Two years ago, Google unveiled the Home, its first-ever smart speaker. Unlike the Echo, with its tall, cylindrical shape that seemed like an over-sized router, the Home was short, stout and decidedly more friendly in appearance. Google followed that same design philosophy with last year's Home Mini, a fabric-wrapped shell that looked more like a piece of home decor than a smart speaker. Of course, the Home Max does look more speaker-like as that's its primary purpose, but it still has the fabric-clad aesthetic. The underlying design philosophy behind all of it: To look as unobtrusive as possible.

"For us, the main goal with everything that we create is to fit into people's lives," said Isabelle Olsson, the head of industrial design for Google's Home products, to Engadget. Olsson has a long history of art and design, and was also the designer behind the original Google Glass. She joined the team after the launch of the original Home speaker, as the company decided to build out a design department just for Google's Home products.

One of the ways Olsson and her team approached the design of Google's Home products is to help people think of them as a softer side to technology. "Think of the busy city, with dark and blinking lights into the night. Then you wake up in the morning, and the snow has fallen, creating this calm and quiet."

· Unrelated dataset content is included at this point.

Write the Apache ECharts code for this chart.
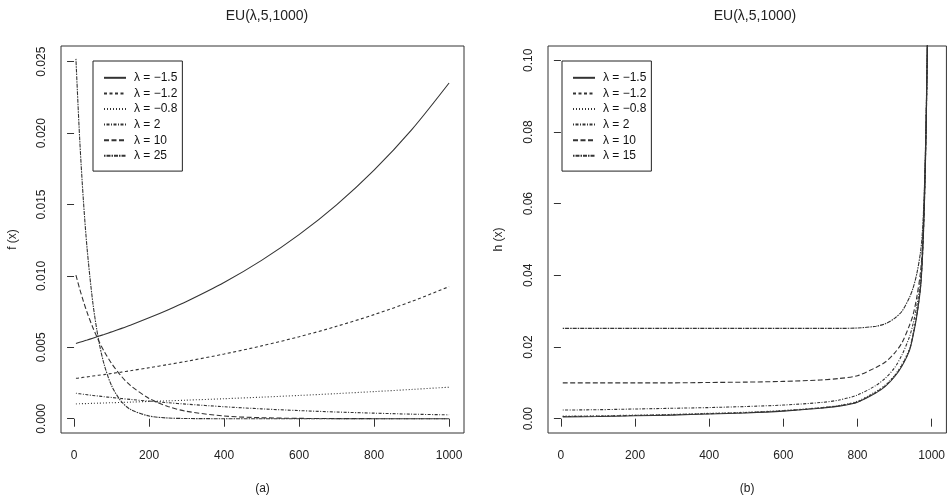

This sense of serenity, she said, is what the company wants to achieve with its products. "We want to reduce the complexity of technology." That goal isn't particularly unusual in the consumer hardware space, but Google's approach seems to at least be better than others. The curves and soft finishes of its smart speakers certainly exude a far cozier feel than the industrial look of early Amazon Echos.

But serenity, it turns out, is hard work. Not only did Olsson need to make sure the hardware is functional as well as beautiful, the manufacturing of the speakers also needed to be just right. Olsson said that the team went through 157 shades of gray to develop the original Mini and made a custom textile. "We created this material from scratch, right down to the yarn," she said. "It's durable and soft, but also transparent enough to let through both light and sound." It's not exactly a detail that many people notice, but compared to the hockey-puck look of the original Echo Dot, it does indeed look more appealing.

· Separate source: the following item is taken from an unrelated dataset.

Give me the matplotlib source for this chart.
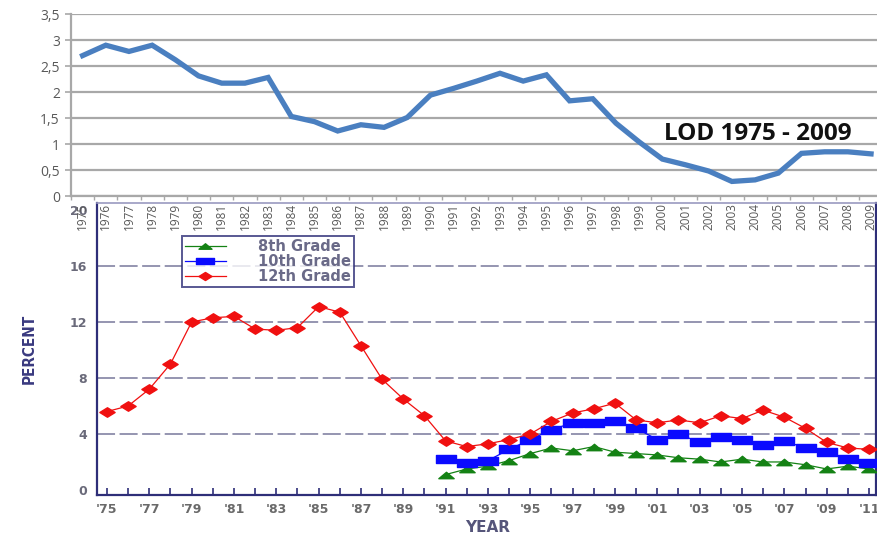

"By using materials in an unexpected way for consumer electronics, such as fabric on Home Mini, we were able to create a product that feels like it belongs in the home, while letting all the tech fade into the background," said Olsson. "We really want to make sure that we can design products that can fit in different rooms in the household." While Amazon's original Echo seemed to adhere to a "'90s black" aesthetic where hardware was seemingly designed to fit in the living room and nowhere else, Google has tapped into this notion that technology belongs in all parts of the home, and should therefore design its devices to match.

That's perhaps why the Mini, and not the original Home or the Max, became the unlikely star in Google's Home lineup. "The Mini is such a versatile product. It's the idea of the Assistant in every room; the laundry room, the bedside table, etcetera. It can really go anywhere." That's part of the inspiration behind making the Mini in different colors as well, such as the orangey pink Coral and the minty blue Aqua announced last week. In the second-quarter of 2018, it was so successful that it became the top-selling smart speaker in the world, even topping Amazon's Echo Dot.

Of course, Google isn't the only company with this idea of making technology less obtrusive. Amazon followed this same approach with its own line of speakers with fabric coverings and wood veneer shells last year, and the second-generation Echo Dot is similarly clad in fabric as well. Lenovo too, went with the home decor approach with its interpretation of Google's Smart Display, clad in a white and bamboo exterior.

"We really wanted to design something that deserves to go into your home and really look high-quality and premium while still being able to deliver at a really affordable price point," said Olsson. "Being able to create products that a lot of people can access but still meet that quality bar, both aesthetically and functionally, is definitely one of our biggest challenges."

But the company's biggest hurdle yet may be in making its own version of the smart display, which is rumored to be the Google Home Hub. Images seem to indicate it has a simple, minimalist look that does match the current smart home lineup. Yet, it also looks a little boring and uninspired, and its rumored $150 price might point at lesser-than-ideal specs. We'll just have to wait until tomorrow's event to see.